Es ist, sowohl von ihrem höchst wandelbaren, spitzfindig ausgeklügelten grafischen Arrangement als auch von ihrem über die Jahre bewundernswert gewachsenen stilistischen und thematischen Reichtum her, unmöglich, die volle Bandbreite des Sammelbandes transit hier auch nur anzudeuten, geschweige denn erschöpfend vorzuführen. Gewiss, auch wenn man über die Lebens- und Schaffenszeit gestreute Veröffentlichungen weniger schreibfreudiger, minder inspirierter und talentierter PoetInnen hochstapeln oder bündeln wollte, ergäbe sich vielleicht ein überraschend beachtliches Konvolut, nichtsdestotrotz fordert Pit Hoerold inzwischen wohl selbst den nicht sonderlich zahlreichen Freunden und Kennern seines Oeuvres Verblüffung, fast Bestürzung darüber ab, dass sich hierzulande beinahe ganz im Stillen ein deutschsprachiges Poesie-Oeuvre entwickelt, vertieft und verdichtet hat, das in seinen besten, geglücktesten Stücken den Vergleich mit den besten Könnern in dieser Sparte nicht scheut.
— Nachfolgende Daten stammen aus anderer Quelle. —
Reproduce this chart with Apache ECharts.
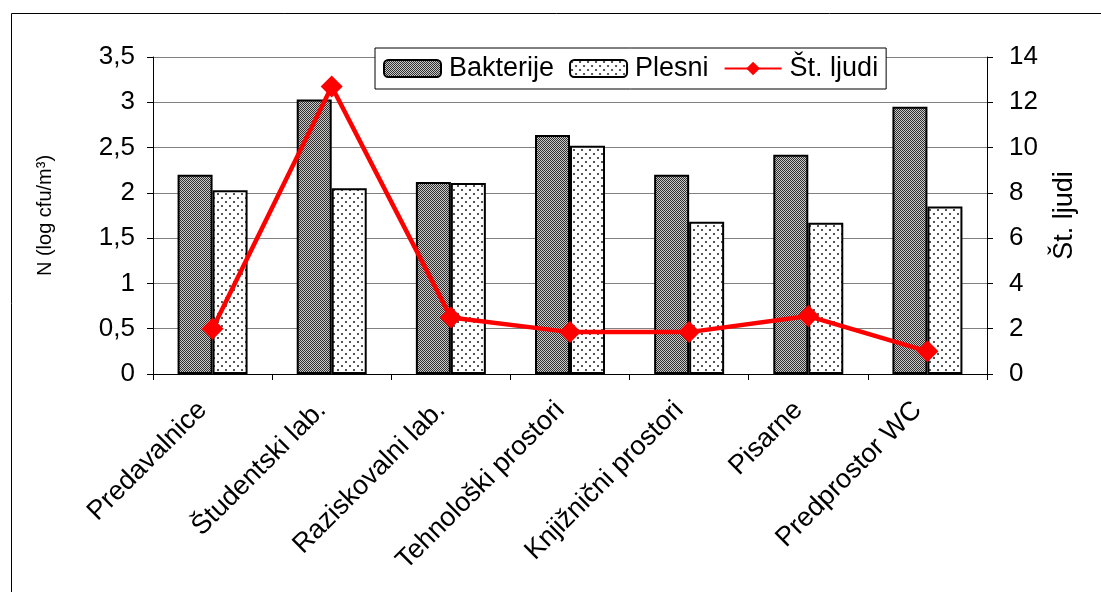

Die zwei oben angeführten, nicht ohne Bedenken aus der Masse gleichwertiger Exempel ausgewählten Werkmuster sind möglicherweise dazu angetan, hinter Pit Hoerold doch wieder "nur einen Lyriker" zu vermuten, doch, nein, gleich von seinen Anfängen her geht Hoerold mit reifer Kunstfertigkeit die ihm unmittelbar nahe kleinbürgerliche, beschränkte, lokale, dörfliche, gedrückte Wirklichkeit an, es ist ihm kein Gegenstand, kein Ort, kein Gefühl, keine Witterung, kein Mensch, kein Zustand zu gering, ihm nicht in Sprachrespekt und mit Wortgespür so nahe zu kommen und so gerecht wie möglich zu werden; Hoerold ist darin, ohne es ausdrücklich anzustreben, den US-amerikanischen Beatniks so dicht auf der Spur wie seine Gedichte auch die Lieder des "Helden" in einem typischen road movie sein könnten.
Etwas schwächer, sprachlahmer wirkt Dichter Pit Hoerold in seiner ansonsten wie eine große Gedichtsinfonie komponierten Sammlung, wo in den sechs "Sätzen" gewisse Themen, leicht oder stark variiert wie Leitmotive mehrmals wiederkehren, dort, wo er seinen mit viel Zwang und Frust belasteten Brotberuf als Werbefachmann verarbeitet; sein Werben um eine reale, illusionslose, krude, etwas blasierte erotische Lyrik wird von der Sprache noch nicht gegengeliebt, diese "Liebesgedichte" sind, man verzeihe den Kalauer, in der "Fremdsprache" Deutsch noch allzu "vorhäutig", Hoerold verspricht sich hierin vom Dialektgedicht mehr Durchbruch und... Höhepunkt...
Poesie ist für Hoerold nichts weniger als Glasperlenspiel, er sitzt weder in einer Sprach- und Versbastelstube noch in einem Wolkenkuckucksheim, nein, er ist mit letzter Konsequenz als Poet auch durch und durch und sogar bekennender, engagierter Zeitgenosse, den Berufs"linken" auf der hiesigen Literaturbühne übrigens zumindest ebenbürtig. Allein, es fällt ein letztes Mal schwer, dieser notgedrungen höchst fragmentarischen Vorstellung der poetischen Zwischenbilanz transit, zum Beweis, daß der Poet Pit Hoerold und sein Werk durchaus "von dieser Welt" sind, unter vielen denkbar geeigneten die klangvollste Kadenz zu verpassen. Zwar dringen Hoerolds Verse aufs überzeugendste bis ins Kosovo vor, doch vielleicht ist vorher schon viel über diese so rundum guten wie verwundend kantigen Gedichte (aus)gesagt in:
POPAYAN, gründonnerstag '83, während
der wein blutet
und so das abendmahl den letzten
toten winkel
erleuchtet
der ölberg leicht unterm
kuß erzittert
bebt
in Popayan die erde
sehnsüchtig öffnet die kathedrale
dem himmel ihre kuppeln
in ihr
die meisten titen
Pit Hoerold: transit oder letzte klangstelle vor der himmlischen himbeereisbaumgrenze; édition textîle; 400 Seiten, 895 Franken. ISBN: 2-9599877-2-1.